Chopra told The Wall Street Journal in an interview last year that the experience offended her on multiple fronts, but that at the end of the day she wants to be taken seriously as an actor, and not for the color of her skin.
“The world is different now,” Chopra said to me. “Look around you. You can’t point at a girl and just say she looks a certain way, especially in America. We are a melting pot of different cultures and it is high time TV reflects that. It is a reflection of society and vice-versa.”
As pop culture images of women evolve, Chopra also must adjust, not least to the cultural differences between Hollywood and Bollywood. When I asked her how viewers in India would respond to watching a national superstar have sex in a car with one of her on-screen colleagues, as Chopra does in an opening scene for Quantico, she explained that the scene was relevant to her character.
“It is an awkward situation when you have to do scenes like that,” Chopra admits. “I won’t lie.
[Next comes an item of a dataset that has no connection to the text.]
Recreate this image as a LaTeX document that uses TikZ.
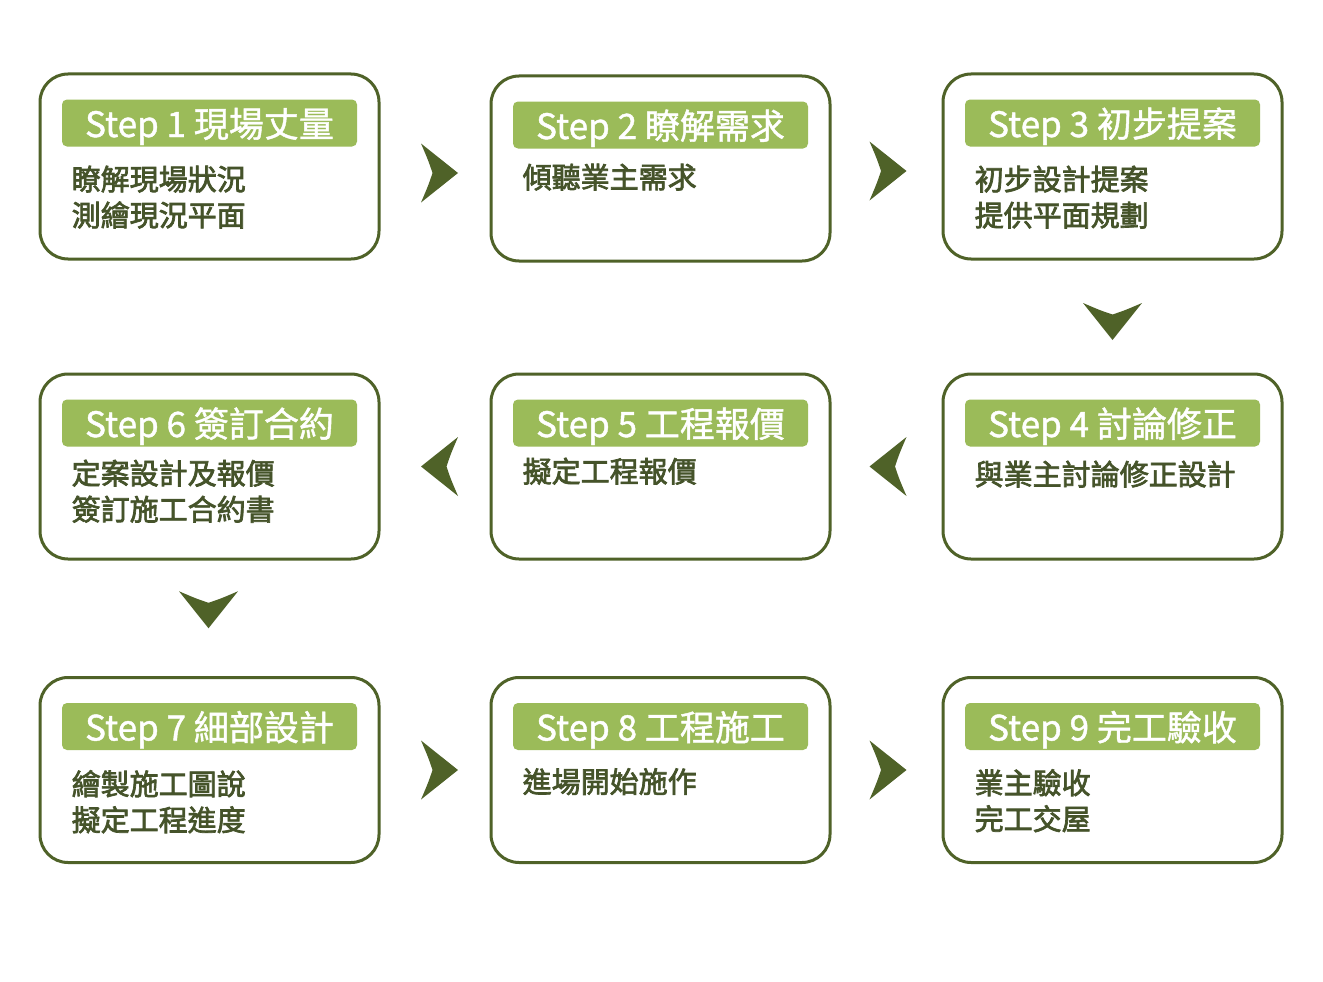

But people in the world are very different and it was important to portray Alex as someone who doesn’t really care about love in her life because she has a single-minded focus on her job. So I think it was important for the story. And when it comes to Indian films, we are very progressive in the way we shoot Indian movies and what we show in Indian movies now. The good thing for me is that I am working with ABC-Disney so there is only that much you can do, so we don’t go out of the comfort zone that I am used to in Indian films. It is generally an awkward situation, but it is what it is. That’s how Alex is. I mean, she’s very different from how I would think or you would think or many other people would think. She is unapologetic. She is very flawed. And that’s the kind of girl she is — bold and unapologetic.”
Dealing with uncomfortable sex scenes was not Chopra’s biggest concern while shooting Quantico. Speaking English everyday on set was the most difficult task at hand, especially because she had to learn how to master the American accent. When I asked her what she had to do to transform into an “independent, American woman,” Chopra sighed heavily before replying, “So much.”
“I had a very, very amazing dialect coach to be on set all the time,” she continued. “It took a couple of months practicing how to roll my Rs, because I am not very good at that. It took me days to be able to say ‘counter-terrorism’ in an American accent. It was very difficult for me. But I have an amazing team that helped me … I have played many different kinds of characters before, so I was accustomed to the process. And I am accustomed to the American accent given the fact that I lived here before. You can teach your mouth to speak this way. But yes, it was very hard. They always say my lines right before I have to say it so I can listen. My cast mates are very sweet about it.”
Acting in English full time is not something that Chopra has to worry about just yet. In a move that confirms her cross-continental, global star status, Chopra has major Bollywood movies slated for release.
“I have two Indian movies coming up, one in December, which is Bajirao Mastani and one in March, which is Jai Ganga Gaal, Chopra said. “It’s extremely exciting for me to be able to balance both worlds. Very exhausting, but it’s extremely exciting. And the Indian film industry has been so supportive of what I am doing. It is very exciting.”
Chopra is not abandoning Bollywood for Hollywood, but instead balancing both identities. Whatever America holds for her, Quantico has already changed the game for South Asian women in the audience. Now, when we’re told it cannot be done, we can respond with two words: Priyanka Chopra.